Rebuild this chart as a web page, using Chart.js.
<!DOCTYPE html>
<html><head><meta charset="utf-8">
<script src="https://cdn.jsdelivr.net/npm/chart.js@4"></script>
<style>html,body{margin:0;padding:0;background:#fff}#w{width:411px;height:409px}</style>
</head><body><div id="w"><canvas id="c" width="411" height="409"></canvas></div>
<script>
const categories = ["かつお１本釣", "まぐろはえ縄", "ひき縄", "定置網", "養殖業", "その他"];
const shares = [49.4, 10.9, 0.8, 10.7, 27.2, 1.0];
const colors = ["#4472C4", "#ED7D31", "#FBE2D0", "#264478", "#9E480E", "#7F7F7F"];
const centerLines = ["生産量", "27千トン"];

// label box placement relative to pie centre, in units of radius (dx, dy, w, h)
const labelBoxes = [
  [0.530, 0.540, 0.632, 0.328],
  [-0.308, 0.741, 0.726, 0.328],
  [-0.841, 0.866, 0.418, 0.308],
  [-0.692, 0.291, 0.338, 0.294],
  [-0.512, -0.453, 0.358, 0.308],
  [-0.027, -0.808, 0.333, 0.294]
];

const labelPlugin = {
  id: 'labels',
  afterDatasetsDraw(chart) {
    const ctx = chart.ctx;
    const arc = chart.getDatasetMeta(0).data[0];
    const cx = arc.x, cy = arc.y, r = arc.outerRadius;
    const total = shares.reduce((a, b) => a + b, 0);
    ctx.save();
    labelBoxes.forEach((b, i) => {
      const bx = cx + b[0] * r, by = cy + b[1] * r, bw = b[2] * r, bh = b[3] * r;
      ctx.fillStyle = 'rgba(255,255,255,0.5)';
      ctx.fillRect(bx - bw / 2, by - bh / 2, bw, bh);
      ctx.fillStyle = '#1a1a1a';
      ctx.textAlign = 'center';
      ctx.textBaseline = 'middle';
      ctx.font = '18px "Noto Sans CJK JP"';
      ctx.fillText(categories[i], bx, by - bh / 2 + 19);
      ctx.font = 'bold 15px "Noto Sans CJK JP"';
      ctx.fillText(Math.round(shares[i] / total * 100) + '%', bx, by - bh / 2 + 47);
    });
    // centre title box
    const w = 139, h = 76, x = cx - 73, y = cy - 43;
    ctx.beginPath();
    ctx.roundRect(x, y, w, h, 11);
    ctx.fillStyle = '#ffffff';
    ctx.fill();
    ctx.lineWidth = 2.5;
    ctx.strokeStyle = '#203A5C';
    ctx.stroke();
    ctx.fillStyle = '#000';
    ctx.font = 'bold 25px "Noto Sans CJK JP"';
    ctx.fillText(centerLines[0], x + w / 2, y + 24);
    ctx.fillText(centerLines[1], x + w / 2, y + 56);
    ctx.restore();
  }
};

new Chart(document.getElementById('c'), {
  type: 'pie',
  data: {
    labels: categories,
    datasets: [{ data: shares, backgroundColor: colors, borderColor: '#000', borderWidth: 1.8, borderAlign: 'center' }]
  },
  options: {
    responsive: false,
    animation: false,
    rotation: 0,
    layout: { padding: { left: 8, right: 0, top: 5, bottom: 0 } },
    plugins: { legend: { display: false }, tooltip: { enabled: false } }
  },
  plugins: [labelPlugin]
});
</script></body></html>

━━━━━━━━━━━━━━━━━━━━

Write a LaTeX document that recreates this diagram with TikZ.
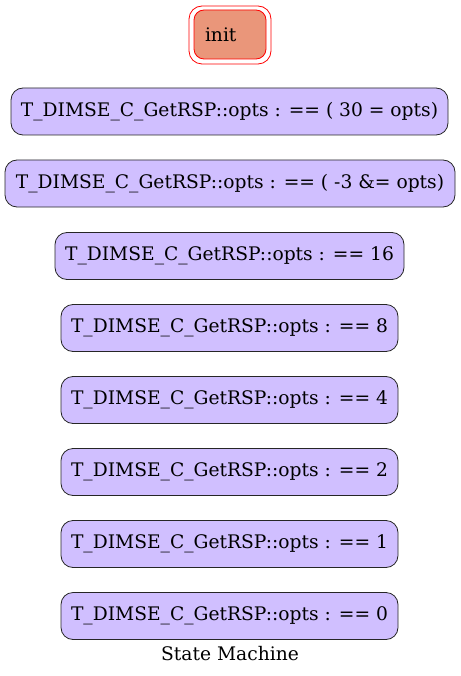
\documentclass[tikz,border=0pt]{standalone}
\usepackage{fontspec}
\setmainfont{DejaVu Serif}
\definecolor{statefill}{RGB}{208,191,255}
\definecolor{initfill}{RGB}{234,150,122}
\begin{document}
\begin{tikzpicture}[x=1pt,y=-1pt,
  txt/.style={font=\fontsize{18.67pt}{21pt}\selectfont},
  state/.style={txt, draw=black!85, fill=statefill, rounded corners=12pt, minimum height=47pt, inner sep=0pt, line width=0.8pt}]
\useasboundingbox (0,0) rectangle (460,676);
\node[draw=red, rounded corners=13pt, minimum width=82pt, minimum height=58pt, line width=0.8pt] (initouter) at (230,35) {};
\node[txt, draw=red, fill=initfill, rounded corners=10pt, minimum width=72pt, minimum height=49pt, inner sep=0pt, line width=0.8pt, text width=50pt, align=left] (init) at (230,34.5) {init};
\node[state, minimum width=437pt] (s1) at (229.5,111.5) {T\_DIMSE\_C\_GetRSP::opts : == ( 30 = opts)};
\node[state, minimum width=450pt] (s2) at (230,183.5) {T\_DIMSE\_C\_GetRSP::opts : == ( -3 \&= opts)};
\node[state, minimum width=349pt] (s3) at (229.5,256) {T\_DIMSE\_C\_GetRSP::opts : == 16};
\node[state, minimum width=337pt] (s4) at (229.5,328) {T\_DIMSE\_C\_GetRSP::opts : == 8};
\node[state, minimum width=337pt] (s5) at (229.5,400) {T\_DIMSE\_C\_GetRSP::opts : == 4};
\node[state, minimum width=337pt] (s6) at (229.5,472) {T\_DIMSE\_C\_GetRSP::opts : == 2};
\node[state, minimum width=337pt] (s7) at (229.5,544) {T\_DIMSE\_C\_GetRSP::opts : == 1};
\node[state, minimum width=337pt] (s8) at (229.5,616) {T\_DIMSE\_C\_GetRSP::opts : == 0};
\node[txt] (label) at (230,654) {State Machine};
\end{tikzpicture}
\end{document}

━━━━━━━━━━━━━━━━━━━━

GIVEN TASK:
Copy each line of the records that contains the word "this".

FINAL RESULT:
Rebuild this chart as a web page, using Chart.js.
Write a LaTeX document that recreates this diagram with TikZ.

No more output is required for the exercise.